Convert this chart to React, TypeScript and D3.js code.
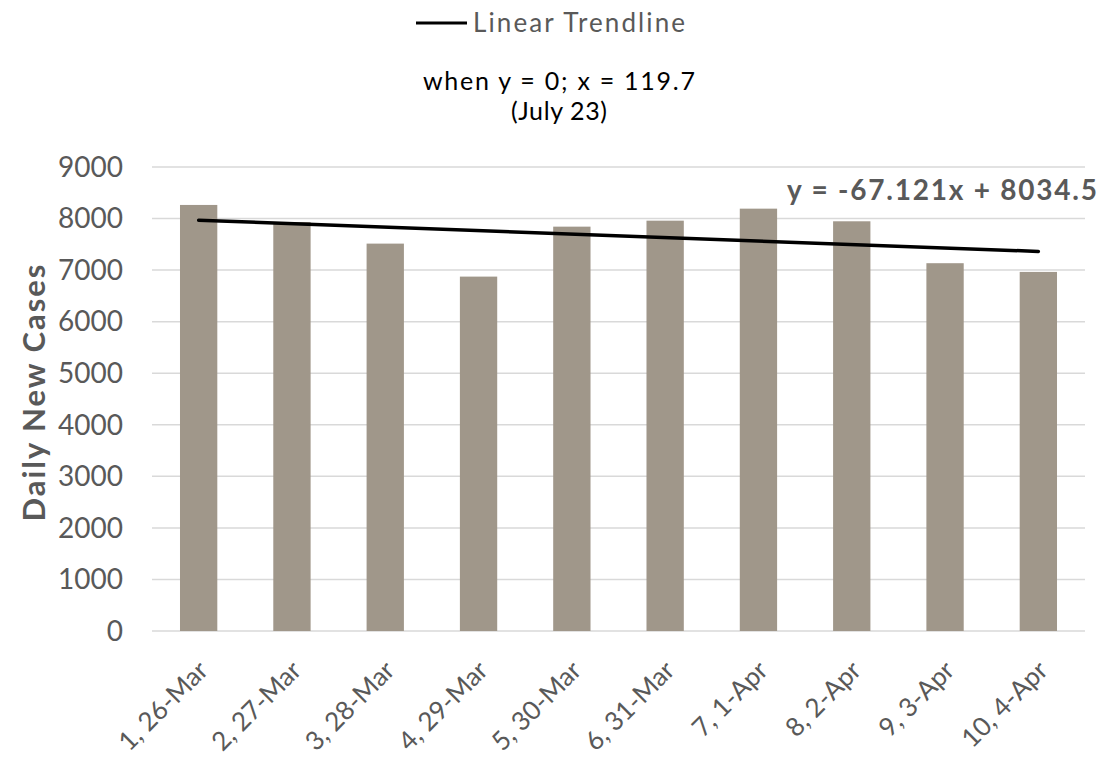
import React from 'react';
import * as d3 from 'd3';

const categories = ['1, 26-Mar', '2, 27-Mar', '3, 28-Mar', '4, 29-Mar', '5, 30-Mar', '6, 31-Mar', '7, 1-Apr', '8, 2-Apr', '9, 3-Apr', '10, 4-Apr'];
const dailyCases = [8264, 7933, 7514, 6874, 7843, 7959, 8192, 7947, 7134, 6965];
const yTicks = [0, 1000, 2000, 3000, 4000, 5000, 6000, 7000, 8000, 9000];
const trendSlope = -67.121;
const trendIntercept = 8034.5;

const W = 1114;
const H = 765;
const FONT = 'Lato, "Open Sans", sans-serif';

export default function App() {
  const margin = { top: 167, right: 29, bottom: 134, left: 152 };
  const innerW = W - margin.left - margin.right;
  const innerH = H - margin.top - margin.bottom;

  const x = d3.scaleBand<string>().domain(categories).range([0, innerW]).paddingInner(0.6).paddingOuter(0.3);
  const y = d3.scaleLinear().domain([0, 9000]).range([innerH, 0]);

  // trendline runs from the first to the last category centre
  const trendPts: [number, number][] = categories.map((c, i) => [
    (x(c) as number) + x.bandwidth() / 2,
    y(trendSlope * (i + 1) + trendIntercept),
  ]);
  const trendEnds = [trendPts[0], trendPts[trendPts.length - 1]];
  const line = d3.line();

  return (
    <svg width={W} height={H} style={{ position: 'absolute', left: 0, top: 0, background: '#fff' }} fontFamily={FONT}>
      {/* legend */}
      <line x1={416} x2={467} y1={23} y2={23} stroke="#000" strokeWidth={3} />
      <text x={473} y={32} fontSize={26} fill="#595959" textLength={212} lengthAdjust="spacing">Linear Trendline</text>

      {/* annotation title */}
      <text x={559} y={90} fontSize={25} fill="#000" textAnchor="middle" textLength={272} lengthAdjust="spacing">when y = 0; x = 119.7</text>
      <text x={559} y={120} fontSize={25} fill="#000" textAnchor="middle" textLength={96} lengthAdjust="spacing">(July 23)</text>

      <g transform={`translate(${margin.left},${margin.top})`}>
        {yTicks.map(t => (
          <g key={t}>
            <line x1={0} x2={innerW} y1={y(t)} y2={y(t)} stroke="#D9D9D9" strokeWidth={1.5} />
            <text x={-29} y={y(t)} dy="0.35em" textAnchor="end" fontSize={28} fill="#595959">{t}</text>
          </g>
        ))}
        {categories.map((c, i) => (
          <rect key={c} x={x(c)} y={y(dailyCases[i])} width={x.bandwidth()} height={innerH - y(dailyCases[i])} fill="#A0978A" />
        ))}
        <path d={line(trendEnds) || ''} stroke="#000" strokeWidth={3.5} fill="none" strokeLinecap="round" />
        <text x={787 - margin.left} y={200 - margin.top} fontSize={28} fontWeight="bold" fill="#595959" textLength={310} lengthAdjust="spacing">
          y = -67.121x + 8034.5
        </text>
        {categories.map(c => {
          const cx = (x(c) as number) + x.bandwidth() / 2;
          return (
            <text key={c} transform={`translate(${cx + 11},${innerH + 41}) rotate(-45)`} textAnchor="end" fontSize={26} fill="#595959">
              {c}
            </text>
          );
        })}
      </g>

      <text transform={`translate(45,393) rotate(-90)`} textAnchor="middle" fontSize={31} fontWeight="bold" fill="#595959" textLength={257} lengthAdjust="spacing">
        Daily New Cases
      </text>
    </svg>
  );
}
★ ★ ★
- [Work to do]
Leave out the pictures. Transcribe only the lines above, from the first through the one that contains "const y = d3.scaleLinear().domain([0, 9000]).range([innerH, 0]);".

- [The reply]
Convert this chart to React, TypeScript and D3.js code.
import React from 'react';
import * as d3 from 'd3';

const categories = ['1, 26-Mar', '2, 27-Mar', '3, 28-Mar', '4, 29-Mar', '5, 30-Mar', '6, 31-Mar', '7, 1-Apr', '8, 2-Apr', '9, 3-Apr', '10, 4-Apr'];
const dailyCases = [8264, 7933, 7514, 6874, 7843, 7959, 8192, 7947, 7134, 6965];
const yTicks = [0, 1000, 2000, 3000, 4000, 5000, 6000, 7000, 8000, 9000];
const trendSlope = -67.121;
const trendIntercept = 8034.5;

const W = 1114;
const H = 765;
const FONT = 'Lato, "Open Sans", sans-serif';

export default function App() {
  const margin = { top: 167, right: 29, bottom: 134, left: 152 };
  const innerW = W - margin.left - margin.right;
  const innerH = H - margin.top - margin.bottom;

  const x = d3.scaleBand<string>().domain(categories).range([0, innerW]).paddingInner(0.6).paddingOuter(0.3);
  const y = d3.scaleLinear().domain([0, 9000]).range([innerH, 0]);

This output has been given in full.